Making sense of the story
  • More than 21 million households are burdened by how much they pay in rent, up from fewer than 15 million in 2001.
  • Nearly half of renters are paying more than 30 percent of their incomes in rent, the report says. While that is a slight improvement from 2011, it remains above where it has been for most of the last 13 years.
  • Inflation-adjusted rents rose 7 percent from 2001 to 2014, while renter household incomes fell 9 percent, creating affordability challenges for many renters.
  • In contrast, the number of rental units expanded by just 8.2 million, most of that from the conversion of single-family homes into rentals.  
  • Another factor exacerbating affordability is that much of the new supply is aimed at higher-income renters.

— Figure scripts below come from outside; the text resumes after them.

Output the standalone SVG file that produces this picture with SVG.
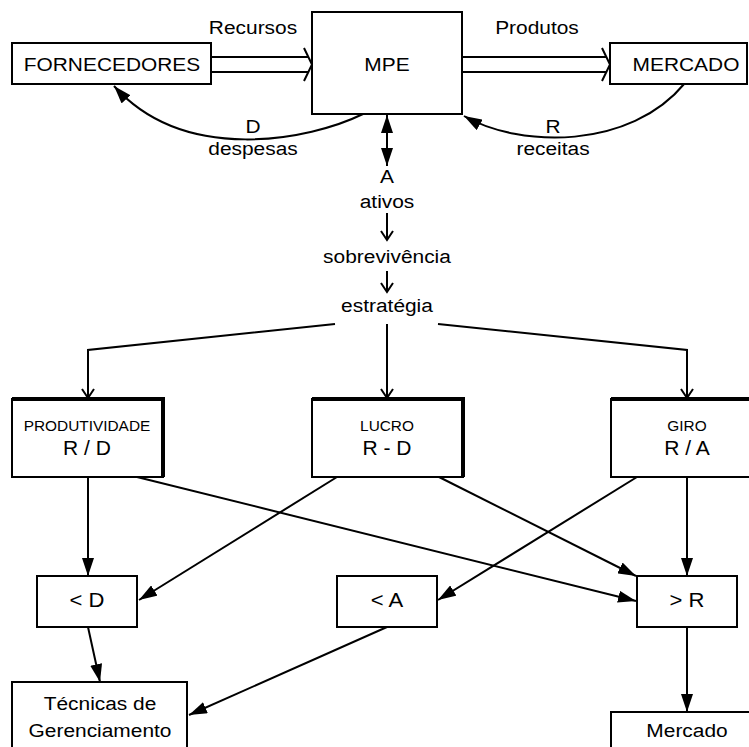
<svg xmlns="http://www.w3.org/2000/svg" width="749" height="747" viewBox="0 0 749 747">
<style>
.t{font-family:"Liberation Sans",Arial,sans-serif;font-size:19px;text-anchor:middle;fill:#000}
.s{font-family:"Liberation Sans",Arial,sans-serif;font-size:14px;text-anchor:middle;fill:#000}
.f{font-family:"Liberation Sans",Arial,sans-serif;font-size:21px;text-anchor:middle;fill:#000}
.box{fill:#fff;stroke:#000;stroke-width:2}
.thick{fill:none;stroke:#000;stroke-width:4}
.ln{fill:none;stroke:#000;stroke-width:2}
.fa{fill:none;stroke:#000;stroke-width:2;marker-end:url(#ah)}
.oa{fill:none;stroke:#000;stroke-width:2;marker-end:url(#oh)}
</style>
<defs>
<marker id="ah" markerUnits="userSpaceOnUse" markerWidth="18" markerHeight="12" refX="18" refY="6" orient="auto-start-reverse" viewBox="0 0 18 12"><path d="M0 0 L18 6 L0 12 Z" fill="#000"/></marker>
<marker id="oh" markerUnits="userSpaceOnUse" markerWidth="12" markerHeight="14" refX="10" refY="7" orient="auto" viewBox="0 0 12 14"><path d="M1 1 L10 7 L1 13" fill="none" stroke="#000" stroke-width="2"/></marker>
</defs>

<g id="connectors">
  <line class="ln" x1="211" y1="57" x2="308" y2="57"/>
  <line class="ln" x1="211" y1="72" x2="308" y2="72"/>
  <path class="ln" d="M304 48 L312 64.5 L304 81"/>
  <line class="ln" x1="462" y1="57" x2="606" y2="57"/>
  <line class="ln" x1="462" y1="72" x2="606" y2="72"/>
  <path class="ln" d="M602 48 L610 64.5 L602 81"/>
  <path class="fa" d="M363 114 C310 140, 185 165, 114 86"/>
  <path class="fa" d="M685 83 C630 150, 520 148, 464 116"/>
  <line x1="387" y1="115" x2="387" y2="166" stroke="#000" stroke-width="2" marker-start="url(#ah)" marker-end="url(#ah)"/>
  <line class="oa" x1="387" y1="213" x2="387" y2="240"/>
  <line class="oa" x1="387" y1="271" x2="387" y2="292"/>
  <path class="oa" d="M335 324 L88 350 L88 398"/>
  <line class="oa" x1="387" y1="324" x2="387" y2="398"/>
  <path class="oa" d="M438 324 L687 350 L687 398"/>
  <line class="fa" x1="88" y1="477" x2="88" y2="576"/>
  <line class="fa" x1="137" y1="477" x2="636" y2="601"/>
  <line class="fa" x1="337" y1="477" x2="139" y2="600"/>
  <line class="fa" x1="439" y1="477" x2="636" y2="576"/>
  <line class="fa" x1="637" y1="477" x2="438" y2="600"/>
  <line class="fa" x1="687" y1="477" x2="687" y2="576"/>
  <line class="fa" x1="88" y1="627" x2="100" y2="682"/>
  <line class="fa" x1="387" y1="627" x2="189" y2="715"/>
  <line class="fa" x1="687" y1="627" x2="687" y2="712"/>
</g>

<g id="labels">
  <text class="t" transform="translate(253 34) scale(1.1 1)">Recursos</text>
  <text class="t" transform="translate(537 34) scale(1.1 1)">Produtos</text>
  <text class="t" transform="translate(253 133) scale(1.1 1)">D</text>
  <text class="t" transform="translate(253 155) scale(1.1 1)">despesas</text>
  <text class="t" transform="translate(553 133) scale(1.1 1)">R</text>
  <text class="t" transform="translate(553 155) scale(1.1 1)">receitas</text>
  <text class="t" transform="translate(387 183) scale(1.1 1)">A</text>
  <text class="t" transform="translate(387 208) scale(1.1 1)">ativos</text>
  <text class="t" transform="translate(387 263) scale(1.1 1)">sobrevivência</text>
  <text class="t" transform="translate(387 312) scale(1.1 1)">estratégia</text>
</g>

<g id="fornecedores">
  <rect class="box" x="12" y="43" width="199" height="41"/>
  <text class="t" transform="translate(112 71) scale(1.1 1)">FORNECEDORES</text>
</g>
<g id="mpe">
  <rect class="box" x="312" y="12" width="150" height="102"/>
  <text class="t" transform="translate(387 71) scale(1.1 1)">MPE</text>
</g>
<g id="mercado-top">
  <rect class="box" x="610" y="43" width="137" height="41"/>
  <text class="t" transform="translate(686 71) scale(1.1 1)">MERCADO</text>
</g>

<g id="produtividade">
  <rect class="box" x="12" y="399" width="151" height="78"/>
  <path class="thick" d="M12 399 L163 399 L163 477"/>
  <text class="s" transform="translate(87 431) scale(1.1 1)">PRODUTIVIDADE</text>
  <text class="f" x="87" y="455">R / D</text>
</g>
<g id="lucro">
  <rect class="box" x="312" y="399" width="151" height="78"/>
  <path class="thick" d="M312 399 L463 399 L463 477"/>
  <text class="s" transform="translate(387 431) scale(1.1 1)">LUCRO</text>
  <text class="f" x="387" y="455">R - D</text>
</g>
<g id="giro">
  <rect class="box" x="611" y="399" width="151" height="78"/>
  <path class="thick" d="M611 399 L762 399"/>
  <text class="s" transform="translate(687 431) scale(1.1 1)">GIRO</text>
  <text class="f" x="687" y="455">R / A</text>
</g>

<g id="menor-d">
  <rect class="box" x="37" y="576" width="100" height="51"/>
  <text class="f" transform="translate(87 607) scale(1.05 1)">&lt; D</text>
</g>
<g id="menor-a">
  <rect class="box" x="337" y="576" width="100" height="51"/>
  <text class="f" transform="translate(387 607) scale(1.05 1)">&lt; A</text>
</g>
<g id="maior-r">
  <rect class="box" x="637" y="576" width="100" height="51"/>
  <text class="f" transform="translate(687 607) scale(1.05 1)">&gt; R</text>
</g>

<g id="tecnicas">
  <rect class="box" x="12" y="682" width="175" height="80"/>
  <text class="t" transform="translate(100 710) scale(1.1 1)">Técnicas de</text>
  <text class="t" transform="translate(100 737) scale(1.1 1)">Gerenciamento</text>
</g>
<g id="mercado">
  <rect class="box" x="611" y="712" width="151" height="50"/>
  <text class="t" transform="translate(687 737) scale(1.1 1)">Mercado</text>
</g>
</svg>
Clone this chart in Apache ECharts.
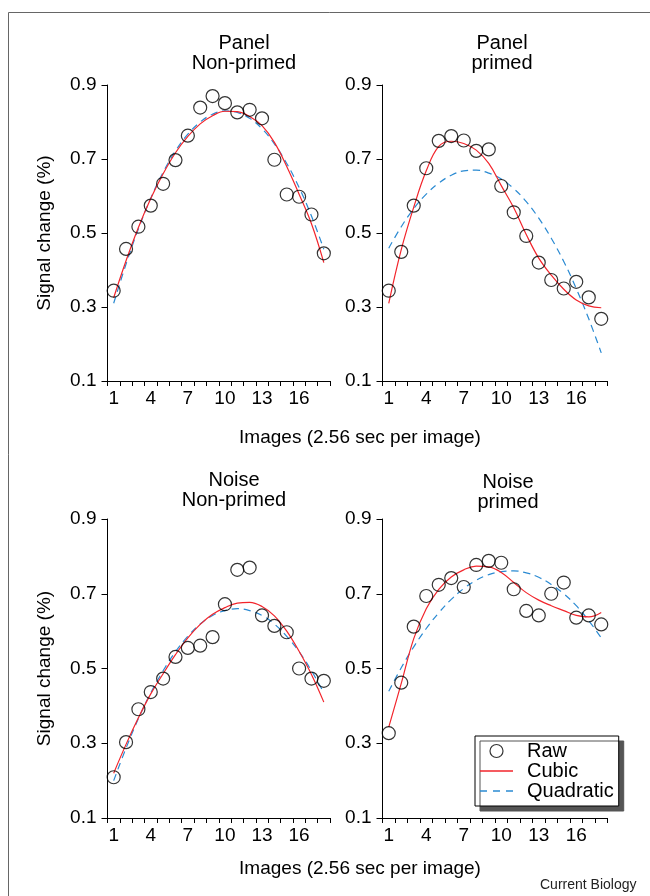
<!DOCTYPE html>
<html>
<head>
<meta charset="utf-8">
<script src="https://cdn.jsdelivr.net/npm/echarts@6/dist/echarts.min.js"></script>
<style>
html,body{margin:0;padding:0;background:#fff;}
#chart{width:650px;height:896px;}
</style>
</head>
<body>
<div id="chart"></div>
<script>
// ---------- data ----------
const categories = ['1','2','3','4','5','6','7','8','9','10','11','12','13','14','15','16','17','18'];
const yTicks = [0.1, 0.3, 0.5, 0.7, 0.9];

const panelNonPrimedRaw   = [0.344,0.457,0.517,0.574,0.633,0.697,0.763,0.839,0.870,0.851,0.826,0.833,0.810,0.698,0.604,0.598,0.550,0.445];
const panelNonPrimedCubic = [0.325,0.425,0.515,0.593,0.660,0.717,0.761,0.795,0.817,0.829,0.828,0.815,0.790,0.745,0.680,0.605,0.525,0.420];
const panelNonPrimedQuad  = [0.310,0.416,0.511,0.594,0.664,0.722,0.767,0.800,0.821,0.830,0.826,0.810,0.782,0.741,0.688,0.623,0.546,0.456];

const panelPrimedRaw   = [0.344,0.449,0.574,0.675,0.749,0.762,0.750,0.722,0.726,0.627,0.556,0.492,0.420,0.373,0.350,0.368,0.326,0.268];
const panelPrimedCubic = [0.310,0.455,0.570,0.668,0.734,0.748,0.742,0.724,0.688,0.628,0.568,0.496,0.432,0.386,0.348,0.319,0.303,0.298];
const panelPrimedQuad  = [0.459,0.517,0.566,0.605,0.635,0.656,0.668,0.670,0.662,0.646,0.620,0.585,0.540,0.486,0.423,0.350,0.268,0.176];

const noiseNonPrimedRaw   = [0.209,0.303,0.391,0.437,0.473,0.531,0.555,0.561,0.584,0.672,0.764,0.770,0.642,0.614,0.597,0.500,0.473,0.467];
const noiseNonPrimedCubic = [0.220,0.297,0.368,0.432,0.486,0.537,0.582,0.618,0.645,0.663,0.675,0.677,0.666,0.641,0.600,0.546,0.484,0.410];
const noiseNonPrimedQuad  = [0.200,0.287,0.366,0.435,0.494,0.545,0.586,0.619,0.642,0.655,0.660,0.655,0.642,0.619,0.586,0.545,0.494,0.435];

const noisePrimedRaw   = [0.327,0.462,0.612,0.694,0.724,0.742,0.718,0.777,0.788,0.783,0.712,0.654,0.642,0.700,0.730,0.636,0.642,0.618];
const noisePrimedCubic = [0.343,0.460,0.580,0.660,0.712,0.745,0.764,0.774,0.772,0.757,0.730,0.703,0.683,0.668,0.655,0.642,0.638,0.650];
const noisePrimedQuad  = [0.439,0.502,0.558,0.607,0.649,0.685,0.714,0.736,0.751,0.759,0.761,0.756,0.744,0.725,0.700,0.668,0.628,0.582];

const panelTitles = [
  ['Panel','Non-primed'],
  ['Panel','primed'],
  ['Noise','Non-primed'],
  ['Noise','primed']
];
const xAxisTitle = 'Images (2.56 sec per image)';
const yAxisTitle = 'Signal change (%)';
const legendNames = ['Raw','Cubic','Quadratic'];

// ---------- layout ----------
const FONT = '"Liberation Sans", Arial, Helvetica, sans-serif';
const grids = [
  {left:107.5, top:85,  width:222.5, height:296},
  {left:382.5, top:85,  width:225,   height:296},
  {left:107.5, top:519, width:222.5, height:299},
  {left:382.5, top:519, width:225,   height:299}
];
const titleCenters = [[239,28],[497,28],[229,465],[503,467]];
const panelData = [
  [panelNonPrimedRaw, panelNonPrimedCubic, panelNonPrimedQuad],
  [panelPrimedRaw, panelPrimedCubic, panelPrimedQuad],
  [noiseNonPrimedRaw, noiseNonPrimedCubic, noiseNonPrimedQuad],
  [noisePrimedRaw, noisePrimedCubic, noisePrimedQuad]
];
const RED = '#f2242b';
const BLUE = '#2a8ad2';

const xAxes = grids.map((g,i) => ({
  type:'category', gridIndex:i, data:categories, boundaryGap:true,
  axisLine:{show:true, lineStyle:{color:'#000', width:1}},
  axisTick:{show:true, interval:0, length:5, lineStyle:{color:'#000', width:1}},
  axisLabel:{interval:2, fontSize:19, fontFamily:FONT, color:'#000', margin:8},
  splitLine:{show:false}
}));
const yAxes = grids.map((g,i) => ({
  type:'value', gridIndex:i, min:yTicks[0], max:yTicks[yTicks.length-1], interval:0.2,
  axisLine:{show:true, lineStyle:{color:'#000', width:1}},
  axisTick:{show:true, length:6, lineStyle:{color:'#000', width:1}},
  axisLabel:{fontSize:19, fontFamily:FONT, color:'#000', margin:11,
    formatter: v => v.toFixed(1)},
  splitLine:{show:false},
  name: (i % 2 === 0) ? yAxisTitle : '',
  nameLocation:'middle', nameGap:53, nameRotate:90,
  nameTextStyle:{fontSize:19, fontFamily:FONT, color:'#000'}
}));

const series = [];
panelData.forEach((d,i) => {
  series.push({
    name:legendNames[1], type:'line', xAxisIndex:i, yAxisIndex:i, data:d[1],
    smooth:0.4, symbol:'none', lineStyle:{color:RED, width:1.2}, itemStyle:{color:RED}, z:3
  });
  series.push({
    name:legendNames[2], type:'line', xAxisIndex:i, yAxisIndex:i, data:d[2],
    smooth:0.4, symbol:'none', lineStyle:{color:BLUE, width:1.2, type:[7,5]}, itemStyle:{color:BLUE}, z:2
  });
  series.push({
    name:legendNames[0], type:'scatter', xAxisIndex:i, yAxisIndex:i, data:d[0],
    symbol:'circle', symbolSize:13,
    itemStyle:{color:'rgba(255,255,255,0)', borderColor:'#000', borderWidth:1.2}, z:4
  });
});

const titles = [];
panelTitles.forEach((t,i) => {
  titles.push({
    text: t[0] + '\n' + t[1], left: titleCenters[i][0], top: titleCenters[i][1], textAlign:'center',
    textStyle:{fontSize:20, fontWeight:'normal', fontFamily:FONT, color:'#000', lineHeight:20}
  });
});
titles.push({text:xAxisTitle, left:355, top:423, textAlign:'center',
  textStyle:{fontSize:19, fontWeight:'normal', fontFamily:FONT, color:'#000'}});
titles.push({text:xAxisTitle, left:355, top:854, textAlign:'center',
  textStyle:{fontSize:19, fontWeight:'normal', fontFamily:FONT, color:'#000'}});
titles.push({text:'Current Biology', left:535, top:873,
  textStyle:{fontSize:14, fontWeight:'normal', fontFamily:FONT, color:'#222'}});

const option = {
  animation:false,
  backgroundColor:'#fff',
  title: titles,
  grid: grids.map(g => Object.assign({containLabel:false}, g)),
  xAxis: xAxes,
  yAxis: yAxes,
  legend:{
    orient:'vertical', left:475, top:736,
    data:[
      {name:'Raw', icon:'circle', itemStyle:{color:'rgba(255,255,255,0)', borderColor:'#000', borderWidth:1.2}},
      {name:'Cubic', icon:'path://M0,0H33V1.3H0Z', itemStyle:{color:RED, borderWidth:0}},
      {name:'Quadratic', icon:'path://M0,0H7V1.3H0Z M13,0H20V1.3H13Z M26,0H33V1.3H26Z', itemStyle:{color:BLUE, borderWidth:0}}
    ],
    itemWidth:33, itemHeight:13, itemGap:0,
    padding:[5,5,5,5],
    backgroundColor:'#fff', borderColor:'#000', borderWidth:1,
    shadowColor:'#555', shadowBlur:0, shadowOffsetX:5, shadowOffsetY:5,
    textStyle:{fontSize:20, fontFamily:FONT, color:'#000', lineHeight:19, padding:[0,0,0,9]},
    selectedMode:false
  },
  graphic:[{
    type:'rect', silent:true, z:-10,
    shape:{x:8.5, y:12.5, width:800, height:1000},
    style:{fill:null, stroke:'#666', lineWidth:1}
  }],
  series: series
};

const chart = echarts.init(document.getElementById('chart'), null, {renderer:'canvas'});
chart.setOption(option);
</script>
</body>
</html>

The median asking rent for new market-rate apartments hit $1,372 last year, a 26 percent increase from 2012.
  • The number of higher-income renters earning $100,000 or more has grown by 1.6 million over the last decade.  Households over age 40 now make up the majority of renters, according to the report.
  • It is likely to take years for some of housing being built now to come down in price, leaving cities struggling to hold onto middle-class families.

Wednesday, December 9, 2015

Mortgage rates:

Mortgage rates: Week ending 12/3/2015 (Source: Freddie Mac)
  • 30-yr. fixed: 3.93% fees/points: 0.6% 
  • 15-yr. fixed: 3.16% fees/points: 0.5% 
  • 1-yr. adjustable: 2.61% Fees/points: 0.3%

Tuesday, December 8, 2015

2016 HOME SALES TO BE BEST SINCE 2006


2016 HOME SALES TO BE BEST SINCE 2006
New home construction and moderate gains in the existing home market will deliver the necessary one-two punch to push total home sales to the highest levels since 2006, according to the 2016 housing forecast issued today by realtor.com®.
Making sense of the story
  • The 2016 housing market is expected to be a picture of moderate but solid growth as acceleration in existing home sales and prices both slow to 3 percent year over year due to higher mortgage rates, continuing tight credit standards, and lower affordability.
  • The new construction market will see more significant gains in the coming year as new home starts increase 12 percent year over year and new home sales grow 16 percent year over year.
  • Total sales for existing and new homes will reach 6 million for the first time since 2006, a result of a strong gross domestic product increase of 2.5 percent and continued job creation.
  • These healthy economic indicators will be tempered by lack of access to credit and rising home prices, which will ultimately limit housing demand and growth.  
  • Chief Economist Jonathan Smoke commented, “Next year's moderate gains in existing prices and sales, versus the accelerated growth we've seen in previous years, indicate that we are entering a normal, but healthy housing market."
  • Millennials are expected make up the largest demographic of home buyers in 2016, having represented 30 percent of the existing home market. Driven by increasing income, millennials will seek out homes that meet the needs of their growing families.
  • Providence, Rhode Island, is ranked as the hottest market for 2016, with the San Diego region and Sacramento also in the top 10.